The shorter supply chain for China’s trade with its neighbors
means changes in price pass through more directly, rather than being swallowed up
by the various companies that get involved in shipping goods over longer distances.
China’s
neighbors in East Asia don’t have the option to impose
protectionist policies against it, analysts at Citigroup wrote in a January note.

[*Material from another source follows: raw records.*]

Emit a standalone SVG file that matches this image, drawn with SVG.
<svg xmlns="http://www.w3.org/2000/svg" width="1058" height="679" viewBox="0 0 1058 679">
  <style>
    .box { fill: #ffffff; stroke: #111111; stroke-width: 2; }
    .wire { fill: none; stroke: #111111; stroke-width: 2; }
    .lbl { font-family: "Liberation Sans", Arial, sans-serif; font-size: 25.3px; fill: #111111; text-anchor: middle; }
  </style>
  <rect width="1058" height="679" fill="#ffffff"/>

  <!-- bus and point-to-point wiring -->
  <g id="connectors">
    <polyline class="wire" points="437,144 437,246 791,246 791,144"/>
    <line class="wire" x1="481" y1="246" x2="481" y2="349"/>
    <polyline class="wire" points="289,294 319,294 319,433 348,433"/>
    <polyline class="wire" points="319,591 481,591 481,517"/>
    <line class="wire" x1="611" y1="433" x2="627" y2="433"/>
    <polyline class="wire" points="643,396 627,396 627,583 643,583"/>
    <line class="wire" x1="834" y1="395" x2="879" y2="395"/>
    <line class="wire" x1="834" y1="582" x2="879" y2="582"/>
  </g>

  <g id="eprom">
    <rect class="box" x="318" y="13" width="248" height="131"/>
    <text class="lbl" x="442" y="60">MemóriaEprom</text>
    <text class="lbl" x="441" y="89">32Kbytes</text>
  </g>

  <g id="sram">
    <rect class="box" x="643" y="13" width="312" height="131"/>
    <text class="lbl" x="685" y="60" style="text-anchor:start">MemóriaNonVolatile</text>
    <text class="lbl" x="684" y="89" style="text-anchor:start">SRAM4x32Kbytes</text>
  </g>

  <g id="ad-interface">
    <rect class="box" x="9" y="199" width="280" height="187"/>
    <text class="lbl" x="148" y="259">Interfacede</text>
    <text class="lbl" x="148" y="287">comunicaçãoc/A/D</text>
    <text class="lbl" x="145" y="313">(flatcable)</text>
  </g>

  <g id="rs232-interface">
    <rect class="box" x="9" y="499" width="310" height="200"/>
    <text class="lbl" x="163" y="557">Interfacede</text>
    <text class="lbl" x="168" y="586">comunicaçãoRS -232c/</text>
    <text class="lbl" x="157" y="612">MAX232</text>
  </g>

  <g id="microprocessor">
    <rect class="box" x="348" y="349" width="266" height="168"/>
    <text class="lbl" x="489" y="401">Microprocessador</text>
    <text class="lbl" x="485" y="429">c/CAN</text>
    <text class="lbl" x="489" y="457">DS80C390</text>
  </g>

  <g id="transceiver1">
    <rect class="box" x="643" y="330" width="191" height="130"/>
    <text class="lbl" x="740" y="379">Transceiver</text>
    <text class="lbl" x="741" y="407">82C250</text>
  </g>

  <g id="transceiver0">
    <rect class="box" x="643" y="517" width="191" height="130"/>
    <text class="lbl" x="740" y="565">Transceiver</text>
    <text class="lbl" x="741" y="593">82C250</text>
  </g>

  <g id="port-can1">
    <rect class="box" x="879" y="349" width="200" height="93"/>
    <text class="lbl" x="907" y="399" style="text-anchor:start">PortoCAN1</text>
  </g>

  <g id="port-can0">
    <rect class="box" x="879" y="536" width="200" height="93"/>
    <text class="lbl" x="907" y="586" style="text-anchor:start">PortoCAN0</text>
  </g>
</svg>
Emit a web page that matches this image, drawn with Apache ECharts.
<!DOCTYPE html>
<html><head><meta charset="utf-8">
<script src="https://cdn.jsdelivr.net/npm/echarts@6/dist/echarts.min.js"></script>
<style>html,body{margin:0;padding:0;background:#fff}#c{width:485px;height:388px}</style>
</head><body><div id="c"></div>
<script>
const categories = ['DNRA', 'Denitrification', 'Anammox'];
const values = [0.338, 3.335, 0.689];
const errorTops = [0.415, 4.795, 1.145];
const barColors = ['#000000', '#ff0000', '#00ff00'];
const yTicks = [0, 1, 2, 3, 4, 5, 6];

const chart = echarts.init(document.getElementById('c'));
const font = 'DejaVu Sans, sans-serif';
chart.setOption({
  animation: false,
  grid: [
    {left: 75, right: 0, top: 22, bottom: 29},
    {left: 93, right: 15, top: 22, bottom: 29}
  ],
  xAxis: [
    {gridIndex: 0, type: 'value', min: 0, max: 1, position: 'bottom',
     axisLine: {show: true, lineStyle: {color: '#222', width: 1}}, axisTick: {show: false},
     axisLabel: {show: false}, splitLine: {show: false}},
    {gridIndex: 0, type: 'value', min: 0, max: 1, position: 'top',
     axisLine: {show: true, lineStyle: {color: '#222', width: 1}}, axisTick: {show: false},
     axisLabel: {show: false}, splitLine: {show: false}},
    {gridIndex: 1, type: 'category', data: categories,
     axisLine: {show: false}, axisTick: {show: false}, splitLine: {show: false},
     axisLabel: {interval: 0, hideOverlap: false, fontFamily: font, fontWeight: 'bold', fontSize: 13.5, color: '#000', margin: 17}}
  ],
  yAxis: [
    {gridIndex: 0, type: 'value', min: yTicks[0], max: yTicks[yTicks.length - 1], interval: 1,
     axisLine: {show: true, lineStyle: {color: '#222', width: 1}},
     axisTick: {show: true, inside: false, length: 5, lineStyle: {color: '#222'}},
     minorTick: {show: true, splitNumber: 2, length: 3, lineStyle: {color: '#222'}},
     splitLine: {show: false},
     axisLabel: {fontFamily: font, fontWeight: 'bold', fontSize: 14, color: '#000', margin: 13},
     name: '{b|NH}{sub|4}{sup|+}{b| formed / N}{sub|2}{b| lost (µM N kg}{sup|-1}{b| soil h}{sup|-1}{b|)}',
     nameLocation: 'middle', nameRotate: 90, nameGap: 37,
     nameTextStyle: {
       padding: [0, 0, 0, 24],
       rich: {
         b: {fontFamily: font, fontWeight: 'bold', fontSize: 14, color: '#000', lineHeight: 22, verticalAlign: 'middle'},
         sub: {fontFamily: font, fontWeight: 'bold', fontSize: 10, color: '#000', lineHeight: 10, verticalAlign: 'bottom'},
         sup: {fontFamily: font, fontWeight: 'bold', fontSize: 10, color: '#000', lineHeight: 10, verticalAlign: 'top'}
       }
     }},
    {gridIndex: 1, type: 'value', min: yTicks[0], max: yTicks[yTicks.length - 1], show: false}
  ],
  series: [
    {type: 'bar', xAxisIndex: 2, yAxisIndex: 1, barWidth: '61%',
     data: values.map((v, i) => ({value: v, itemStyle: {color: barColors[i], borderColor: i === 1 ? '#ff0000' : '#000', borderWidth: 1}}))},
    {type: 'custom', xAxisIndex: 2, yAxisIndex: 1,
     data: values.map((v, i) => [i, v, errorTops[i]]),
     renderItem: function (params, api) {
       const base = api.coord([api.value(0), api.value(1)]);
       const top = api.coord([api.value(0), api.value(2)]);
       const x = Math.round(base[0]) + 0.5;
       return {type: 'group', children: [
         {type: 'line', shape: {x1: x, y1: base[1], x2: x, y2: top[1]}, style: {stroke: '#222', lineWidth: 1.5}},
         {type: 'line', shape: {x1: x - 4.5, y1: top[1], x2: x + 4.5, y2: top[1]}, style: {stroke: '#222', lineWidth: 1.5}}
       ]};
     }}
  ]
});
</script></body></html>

China is simply too big a force in global trade for them to risk its ire.
But
if it is hard for China’s neighbors to push back against
falling prices, it is even tougher for Hong Kong—which is run by a pro-Beijing government
that wants closer integration with the superpower next door.
Hong
Kong residents are partly benefiting from the strength of the U.S. dollar. The Hong
Kong dollar is pegged to the U.S. dollar, and the city’s de facto central bank has
copied the Federal Reserve’s historic series of interest-rate increases over the
past two years. China’s central bank has gone in the opposite direction, cutting
rates in an attempt to boost the moribund economy.
Since
the end of 2021, the Chinese yuan has lost more than 11% of its value against the
Hong Kong dollar.
Counting
the cost
Hong
Kong’s economy grew 3.2% last year, clawing back some lost ground after a 3.7% contraction
in 2022. But the numbers mask a host of difficult problems, including an exit
of foreign businesses, a prolonged slump in the real-estate sector and the
lowest fertility rate in the world.
The
apparent embrace of what mainland China had to offer would have appeared unthinkable
five years ago, when the city was swept up in massive antigovernment
protests. Back then, shoppers and diners looked up color-coded maps to help them
identify businesses that shared their political stance to patronize—and avoided
those perceived as having links to mainland China.
But
years spent cooped up in Hong Kong during the pandemic and penny-pinching by anxious
residents has helped boost Shenzhen’s appeal.
“We’re
seeing a readjustment of our way of life that suggests economic interdependency
between Hong Kong and Shenzhen,” said Edmund Cheng, a political sociology professor
at the City University of Hong Kong.
Last
year, Hong Kong residents made more than 50 million trips up north following the
lifting of all pandemic-related travel restrictions in February, according to Hong
Kong Immigration Department data. That’s still below prepandemic
levels, but their spending power helped boost retail sales in Shenzhen, which rose
by 7.8% in 2023, recording one of the biggest jumps at any mainland city last year.
In
a survey by a business lobby last year, just 37% of Hong Kong businesses said they
expected revenue to grow in 2024. Less than a third thought they were on track to
beat prepandemic levels.
Korsy Lee, 39, is one of many Hong Kong residents
who make a regular pilgrimage to Shenzhen—and earns a profit from it. He began shuttling
goods back from Shenzhen last August as a side hustle, and now goes there four times
a week, loading up his Toyota minivan with frozen hamburgers, fish maw soup, Panasonic
dishwashing machines and even toilet-paper rolls. He takes orders from customers
and charges a flat fee.
“Eighty
percent of my customers are housewives who want to make every penny count,” he said.